It's official, I have a sad life. My most exciting news is that I have a new vacuum cleaner, and worse still, that it has made me excited. It is a very good vacuum cleaner. It sucks, (and it blows, as Bart Simpson would say.)
I have had at least three vacuum cleaners a year since I moved into this house. They languish unloved, kicked and hated in the back of the garage until they go to the dump. My unnatural rate of vacuum cleaner destruction is a composite of many problems, so I compiled a list of questions for the unctuous young man in the vacuum cleaner shop. This particularly oily salesman has served me before and really he should know by now that raising one greasy eyebrow at me is not going to drive me to a quivering heap on the floor. I have heard the patter before about various devices that will make my cleaning life fun and exciting.....as if!!!

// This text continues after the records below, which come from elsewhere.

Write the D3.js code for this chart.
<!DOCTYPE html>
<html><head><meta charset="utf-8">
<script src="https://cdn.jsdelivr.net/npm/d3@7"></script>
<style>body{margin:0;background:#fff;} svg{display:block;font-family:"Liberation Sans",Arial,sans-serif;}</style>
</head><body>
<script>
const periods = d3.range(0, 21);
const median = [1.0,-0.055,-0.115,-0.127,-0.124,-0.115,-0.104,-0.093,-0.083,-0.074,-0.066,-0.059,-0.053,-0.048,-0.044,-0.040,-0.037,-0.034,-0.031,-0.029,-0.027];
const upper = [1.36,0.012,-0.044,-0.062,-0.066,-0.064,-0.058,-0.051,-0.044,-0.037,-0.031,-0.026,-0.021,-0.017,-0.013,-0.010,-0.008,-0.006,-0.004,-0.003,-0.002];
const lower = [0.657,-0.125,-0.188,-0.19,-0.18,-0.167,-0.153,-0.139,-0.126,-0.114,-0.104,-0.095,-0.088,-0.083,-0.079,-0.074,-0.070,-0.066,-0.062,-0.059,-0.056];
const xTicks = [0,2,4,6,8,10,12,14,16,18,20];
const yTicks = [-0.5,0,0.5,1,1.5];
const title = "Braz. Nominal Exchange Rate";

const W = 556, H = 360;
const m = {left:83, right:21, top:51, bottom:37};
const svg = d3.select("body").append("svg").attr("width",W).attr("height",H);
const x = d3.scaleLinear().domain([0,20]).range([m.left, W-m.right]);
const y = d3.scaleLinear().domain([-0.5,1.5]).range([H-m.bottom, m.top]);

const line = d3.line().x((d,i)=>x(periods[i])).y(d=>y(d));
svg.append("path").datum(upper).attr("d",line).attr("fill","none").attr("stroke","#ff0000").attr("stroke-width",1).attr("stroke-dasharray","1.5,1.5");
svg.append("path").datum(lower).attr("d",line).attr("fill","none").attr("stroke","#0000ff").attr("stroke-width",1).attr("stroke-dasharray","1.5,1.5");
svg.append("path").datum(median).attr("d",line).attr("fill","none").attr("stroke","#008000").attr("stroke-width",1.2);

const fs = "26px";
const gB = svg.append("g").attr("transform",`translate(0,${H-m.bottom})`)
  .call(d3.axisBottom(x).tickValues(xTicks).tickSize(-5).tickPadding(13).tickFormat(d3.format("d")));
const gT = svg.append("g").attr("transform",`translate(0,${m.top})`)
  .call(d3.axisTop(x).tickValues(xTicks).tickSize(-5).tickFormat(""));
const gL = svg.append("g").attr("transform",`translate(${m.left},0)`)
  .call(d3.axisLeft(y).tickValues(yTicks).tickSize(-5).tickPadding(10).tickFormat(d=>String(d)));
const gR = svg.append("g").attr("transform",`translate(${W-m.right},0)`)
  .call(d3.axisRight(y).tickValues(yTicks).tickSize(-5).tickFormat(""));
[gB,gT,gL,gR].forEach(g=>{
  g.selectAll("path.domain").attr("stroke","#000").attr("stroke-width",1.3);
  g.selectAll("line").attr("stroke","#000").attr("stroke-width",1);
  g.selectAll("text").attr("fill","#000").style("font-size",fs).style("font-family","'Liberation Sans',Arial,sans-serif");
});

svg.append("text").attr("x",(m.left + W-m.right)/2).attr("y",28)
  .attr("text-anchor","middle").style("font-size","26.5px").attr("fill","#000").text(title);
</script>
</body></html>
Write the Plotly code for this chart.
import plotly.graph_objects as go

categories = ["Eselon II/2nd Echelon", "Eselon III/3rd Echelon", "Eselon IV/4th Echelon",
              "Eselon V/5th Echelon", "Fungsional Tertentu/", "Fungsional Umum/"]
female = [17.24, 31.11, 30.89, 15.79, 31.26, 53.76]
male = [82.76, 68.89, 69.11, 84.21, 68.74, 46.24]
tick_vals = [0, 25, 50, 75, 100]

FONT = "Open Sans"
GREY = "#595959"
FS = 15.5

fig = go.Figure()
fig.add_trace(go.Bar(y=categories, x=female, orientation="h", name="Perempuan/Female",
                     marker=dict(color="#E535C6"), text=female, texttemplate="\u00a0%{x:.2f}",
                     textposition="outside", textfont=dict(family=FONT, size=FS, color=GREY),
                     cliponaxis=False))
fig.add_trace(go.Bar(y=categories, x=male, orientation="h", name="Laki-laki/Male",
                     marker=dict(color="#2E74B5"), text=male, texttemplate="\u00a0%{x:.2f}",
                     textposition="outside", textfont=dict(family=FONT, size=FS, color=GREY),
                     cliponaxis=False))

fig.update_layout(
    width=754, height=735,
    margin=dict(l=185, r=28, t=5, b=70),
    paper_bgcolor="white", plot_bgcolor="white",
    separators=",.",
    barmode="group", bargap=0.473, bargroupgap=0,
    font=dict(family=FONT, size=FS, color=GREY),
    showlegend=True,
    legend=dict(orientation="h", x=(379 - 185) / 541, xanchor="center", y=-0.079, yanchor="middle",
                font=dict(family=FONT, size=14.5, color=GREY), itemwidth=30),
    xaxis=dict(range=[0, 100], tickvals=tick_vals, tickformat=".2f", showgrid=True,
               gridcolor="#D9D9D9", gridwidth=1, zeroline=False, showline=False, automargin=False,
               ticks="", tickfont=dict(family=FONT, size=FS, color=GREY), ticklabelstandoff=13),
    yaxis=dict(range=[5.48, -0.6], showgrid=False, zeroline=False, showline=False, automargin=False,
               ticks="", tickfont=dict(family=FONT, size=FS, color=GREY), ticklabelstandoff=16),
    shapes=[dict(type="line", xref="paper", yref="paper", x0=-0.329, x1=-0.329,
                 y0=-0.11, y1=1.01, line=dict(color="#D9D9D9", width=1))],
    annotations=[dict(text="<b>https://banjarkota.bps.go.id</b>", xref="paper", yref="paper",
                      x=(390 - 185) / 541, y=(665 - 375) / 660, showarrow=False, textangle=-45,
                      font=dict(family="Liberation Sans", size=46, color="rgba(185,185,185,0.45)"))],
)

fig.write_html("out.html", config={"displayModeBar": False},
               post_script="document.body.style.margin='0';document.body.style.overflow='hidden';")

Instead I presented my questions.
1. Does it suck...hard..and for how long will that suck last? Will the suck recover if we "accidentally" vacuum up a moist substance such as jelly?
2. Does it blow? I mean if I jam the hose up with something, say a small piece from a board game which has then captured a family of dust bunnies, two feathers and something green, can I reverse the hose to blow out the obstruction?
3. If a helpful child tries to clean a Lego piece out of the hose with water and doesn't tell me will the suck recover?
4. Allied to 3, will attempting to rescue a pet fish from the toilet with the vacuum kill the vacuum? (The fish was already dead.)
5. Can people of between 2 foot six and six foot five use it? can they do it easily, as in "I couldn't be bothered setting the vacuum up for me to use, it's still on your setting....." (This last one removes all upright vacuums from the equation, but so do many more of my questions.)
6. Can I vacuum under furniture without actually lying flat on the floor?
7. If something small and heavy is vacuumed up is there an effective backstop? (This last from a bad experience with a small bolt about three vacuums ago.)
8. Are the bags strong? (See 7.)
9. If I vacuum up a large spider can you guarentee it is dead? It's not going to crawl out later is it?
10. If I vacuum up homework can I extract it without a blowtorch?
11. Will sawdust catch fire in it? (see vacuum 2.)
12. Just exactly how good is the filter? and how easy is it to remove and clean?
13. Is the electric cord long enough for me to vaccum more than one corner of each room at a time without constantly changing power outlets, or using a spaghetti of extension leads?
14. All those handy gadgets that come "free"? Do they live on the cleaner, handy for when needed, or at the back of the cupboard under three years of junk? (Although I think the thing I'm using in the kitchen as a jam funnel was a gadget for vacuum four.)
15. Does it look enough like a space ship that children will use it in their bedrooms?
16. If children use it in their bedrooms is it loud enough for hamsters to know to move very quickly the other way?
17. Is it manly enough for a man to use....big, black and brooding with a headlight etc? (The Hummer of the Hoover world)
18. Is it light enough for me to use?
19. Does it reach the edges? Can I get the end off to reach in the corners without a screwdriver and a degree?
20. Oh and if it could do all that on its own while I sit with my feet up and a good book.......
He did sell me a vaccum, although he says I shouldn't vacuum workshop debris up with it. I explained that its not workshop debris, it's the debris of my life but he didn't believe me.